The global capital markets are perhaps the most visible indicators of an economy’s health. It is easy to notice the release of public information in capital markets. There is a steady flow of media coverage and up-to-the-second information on the dealings of corporations, institutions, and government entities. A rally or sell-off of securities originating from one country or another should be a clear signal that the future outlook for that economy has changed.

Similarly, many economies are sector-driven, such as Canada’s commodity-based market. The Canadian dollar is heavily correlated with commodities, such as crude oil and metals. A rally in oil prices would likely lead to the appreciation of the Canadian dollar relative to other currencies. Commodity traders, like forex traders, rely heavily on economic data for their trades. In many cases, the same data will have a direct impact on both markets. Trading currency and commodity correlation is a fascinating topic.

The bond markets are similarly critical to what is happening in the forex market since both fixed-income securities and currencies rely heavily on interest rates. Treasury price fluctuations are a factor in the movements of exchange rates, which means that a change in yields will directly affect currency values. Therefore, it is essential to understand bonds an especially government bonds, to excel as a forex trader.

4.Fear and Greed

Momentum can be – and often is – accelerated by human emotion. In other words, when the market pushes on a door and it opens, it keeps pushing. The emotions that drive these moves are fear and greed, which in some senses are actually two sorts of fear – the fear of loss and the fear of missing out. In their simplest forms, fear can turn a falling instrument into an all-out panic and greed can turn a rising market into a blind-buying spree.

The sharp fall in the value of the Turkish lira seen in the summer of 2018 is the perfect example of this trait. The lira had been moving lower all year, but that downside gained extra impetus in August as the central bank failed to raise interest rates as anticipated, and the US unexpectedly imposed trade sanctions on Turkey over the detention of American clergymen. The markets sensed blood and kept selling the Lira. As a result, the lira fell by -26.36% versus the US dollar in a single trading week, taking its YTD losses versus the greenback at that time to just under -70%.

The best way to get to grips with these factors is to experience them for yourself and to do that you need to be watching the markets over key announcements and interest rate decisions, or staying ahead by watching the news flow and social media


Some news is planned and some isn’t, but both can move the market in very extreme ways. News that is scheduled is fawned over by many investors and can move markets on a regimented basis. As for the unexpected events, there’s not much we can do about them; you simply manage risk and hope you don’t get negatively affected.

Not all scheduled news events are market movers. Part of your job as a trader is to recognize when the major market-movers are happening in addition to how to navigate them.
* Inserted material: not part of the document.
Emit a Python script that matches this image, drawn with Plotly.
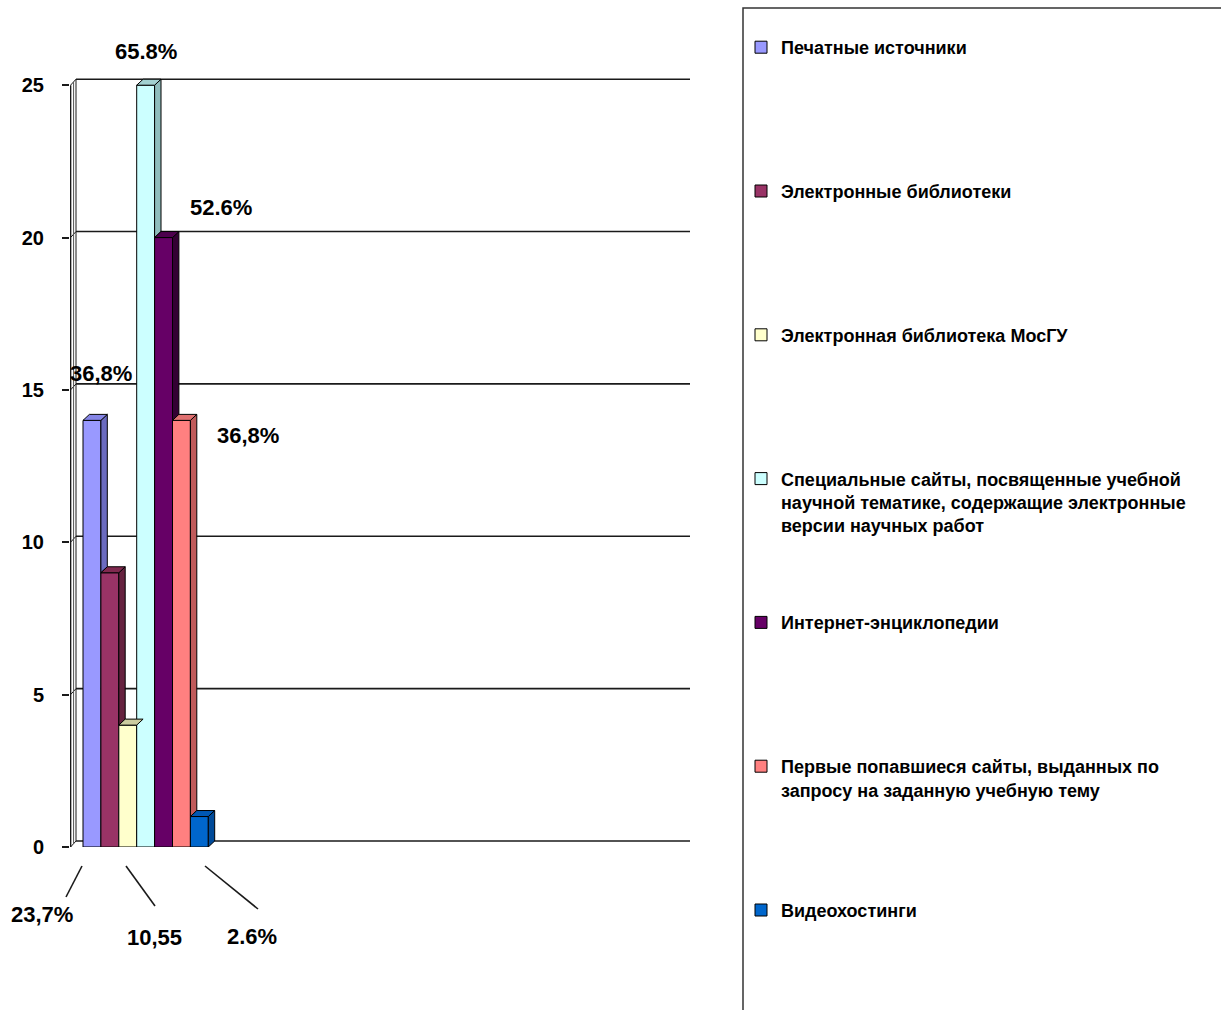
import plotly.graph_objects as go

# ---- data -----------------------------------------------------------------
categories = [
    "Печатные источники",
    "Электронные библиотеки",
    "Электронная библиотека МосГУ",
    "Специальные сайты, посвященные учебной<br>научной тематике, содержащие электронные<br>версии научных работ",
    "Интернет-энциклопедии",
    "Первые попавшиеся сайты, выданных по<br>запросу на заданную учебную тему",
    "Видеохостинги",
]
values = [14, 9, 4, 25, 20, 14, 1]
value_labels = ["36,8%", "23,7%", "10,55", "65.8%", "52.6%", "36,8%", "2.6%"]
tick_values = [0, 5, 10, 15, 20, 25]

# ---- styling ----------------------------------------------------------------
front_colors = ["#9999FF", "#993366", "#FFFFCC", "#CCFFFF", "#660066", "#FF8080", "#0066CC"]
side_colors = ["#6B6BC0", "#66223F", "#B8B88F", "#8FBDBD", "#330033", "#C05A5A", "#004A99"]
top_colors = ["#8585E6", "#80294F", "#CCCCA0", "#A3D1D1", "#4D004D", "#E07070", "#0057B3"]

FONT = "Liberation Sans, Arial, sans-serif"
W, H = 1221, 1010
PL, PR, PT, PB = 70, 690, 73, 847          # plot-area edges in pixels
Y_MAX = 25.4
UNIT_X = 17.9                              # pixels per bar slot
X_MIN = -0.5 - (83 - PL) / UNIT_X
X_MAX = X_MIN + (PR - PL) / UNIT_X
UNIT_Y = (PB - PT) / Y_MAX
DX = 6.4 / UNIT_X                          # depth of the 3-D extrusion
DY = 6.0 / UNIT_Y
WALL_X = X_MIN + 6.0 / UNIT_X


def px_x(px):
    return (px - PL) / (PR - PL)


def px_y(py):
    return (PB - py) / (PB - PT)


fig = go.Figure()

n = len(values)
for i, v in enumerate(values):
    # front face
    fig.add_trace(go.Bar(
        x=[i], y=[v], width=1, name=categories[i] + "<br> " * (2 - categories[i].count("<br>")),
        legendgroup=str(i),
        marker=dict(color=front_colors[i], line=dict(color="#000000", width=1)),
        hoverinfo="skip",
    ))

for i, v in enumerate(values):
    nxt = values[i + 1] if i + 1 < n else 0
    # right side face (only the part above the neighbour is visible)
    if v > nxt:
        xs = [i + 0.5, i + 0.5 + DX, i + 0.5 + DX, i + 0.5, i + 0.5]
        ys = [nxt, nxt + DY, v + DY, v, nxt]
        fig.add_trace(go.Scatter(
            x=xs, y=ys, mode="lines", fill="toself", fillcolor=side_colors[i],
            line=dict(color="#000000", width=1), showlegend=False, hoverinfo="skip",
        ))
    # top face
    xs = [i - 0.5, i - 0.5 + DX, i + 0.5 + DX, i + 0.5, i - 0.5]
    ys = [v, v + DY, v + DY, v, v]
    fig.add_trace(go.Scatter(
        x=xs, y=ys, mode="lines", fill="toself", fillcolor=top_colors[i],
        line=dict(color="#000000", width=1), showlegend=False, hoverinfo="skip",
    ))

# ---- walls and gridlines ------------------------------------------------------
shapes = []
for t in tick_values:
    shapes.append(dict(type="line", xref="x", yref="y", x0=WALL_X, x1=X_MAX, y0=t + DY, y1=t + DY,
                       line=dict(color="#1A1A1A", width=1.6), layer="below"))
    shapes.append(dict(type="line", xref="x", yref="y", x0=X_MIN + 0.03, x1=WALL_X, y0=t, y1=t + DY,
                       line=dict(color="#1A1A1A", width=1), layer="below"))
shapes.append(dict(type="line", xref="x", yref="y", x0=WALL_X, x1=WALL_X, y0=DY, y1=tick_values[-1] + DY,
                   line=dict(color="#1A1A1A", width=1), layer="below"))
shapes.append(dict(type="line", xref="x", yref="y", x0=X_MIN + 0.03, x1=X_MIN + 0.03, y0=0, y1=tick_values[-1],
                   line=dict(color="#1A1A1A", width=1.6), layer="below"))
shapes.append(dict(type="line", xref="x", yref="y", x0=X_MIN + 0.2, x1=X_MIN + 0.2, y0=0.1, y1=tick_values[-1] + 0.1,
                   line=dict(color="#555555", width=1), layer="below"))

# leader lines for the labels under the axis
leaders = [(82, 866, 66, 897), (126, 866, 155, 906), (205, 866, 258, 909)]
for x0, y0, x1, y1 in leaders:
    shapes.append(dict(type="line", xref="paper", yref="paper", x0=px_x(x0), y0=px_y(y0),
                       x1=px_x(x1), y1=px_y(y1), line=dict(color="#1A1A1A", width=1.6)))

# legend frame
shapes.append(dict(type="rect", xref="paper", yref="paper", x0=px_x(743), x1=px_x(1250),
                   y0=px_y(8), y1=px_y(1040), line=dict(color="#333333", width=1.5),
                   fillcolor="rgba(0,0,0,0)"))

# ---- value labels -------------------------------------------------------------
label_pos = [(101, 374), (42, 914), (154, 938), (146, 52), (221, 208), (248, 436), (252, 936)]
annotations = []
for txt, (lx, ly) in zip(value_labels, label_pos):
    annotations.append(dict(text=txt, xref="paper", yref="paper", x=px_x(lx), y=px_y(ly),
                            showarrow=False, xanchor="center", yanchor="middle",
                            font=dict(family=FONT, size=22, color="#000000", weight="bold")))

fig.update_layout(
    width=W, height=H,
    margin=dict(l=PL, r=W - PR, t=PT, b=H - PB, autoexpand=False),
    paper_bgcolor="#FFFFFF", plot_bgcolor="rgba(0,0,0,0)",
    barmode="overlay",
    shapes=shapes,
    annotations=annotations,
    xaxis=dict(range=[X_MIN, X_MAX], showgrid=False, zeroline=False, showline=False,
               showticklabels=False, ticks=""),
    yaxis=dict(range=[0, Y_MAX], tickvals=tick_values, showgrid=False, zeroline=False,
               showline=False, ticks="outside", ticklen=7, tickcolor="#1A1A1A", tickwidth=1.5,
               ticklabelstandoff=14,
               tickfont=dict(family=FONT, size=20, color="#000000", weight="bold")),
    legend=dict(x=px_x(741), y=px_y(29), xanchor="left", yanchor="top",
                valign="top", tracegroupgap=70.6, traceorder="grouped", maxheight=3000,
                font=dict(family=FONT, size=18, color="#000000", weight="bold"),
                bgcolor="rgba(0,0,0,0)", borderwidth=0),
    showlegend=True,
)

fig.write_html("out.html")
For instance, as a general rule, employment reports from the major financial centers tend to move markets more than a manufacturing sales report, and a retail sales figure riles things up more than a monetary supply report.

The Economic Calendar is a great resource to help you determine which reports provide the most punch. While not all important news events like a Non-Farm Payroll release or a central bank monetary policy decision move the needle when their number is called, they have the highest probability of doing so, and knowing when the markets will move can be one of the greatest advantages you have as a trader.


If you are a novice trader and do not have the necessary experience and skills, then before you start trading with real money, you need to learn how to correctly perform fundamental analysis based on the factors that influence Forex market movement described above, otherwise, it will just guessing or even gambling. Just remember that your end of day profits will depend hugely on time you spend doing the homework and paying enough attention to the preparation.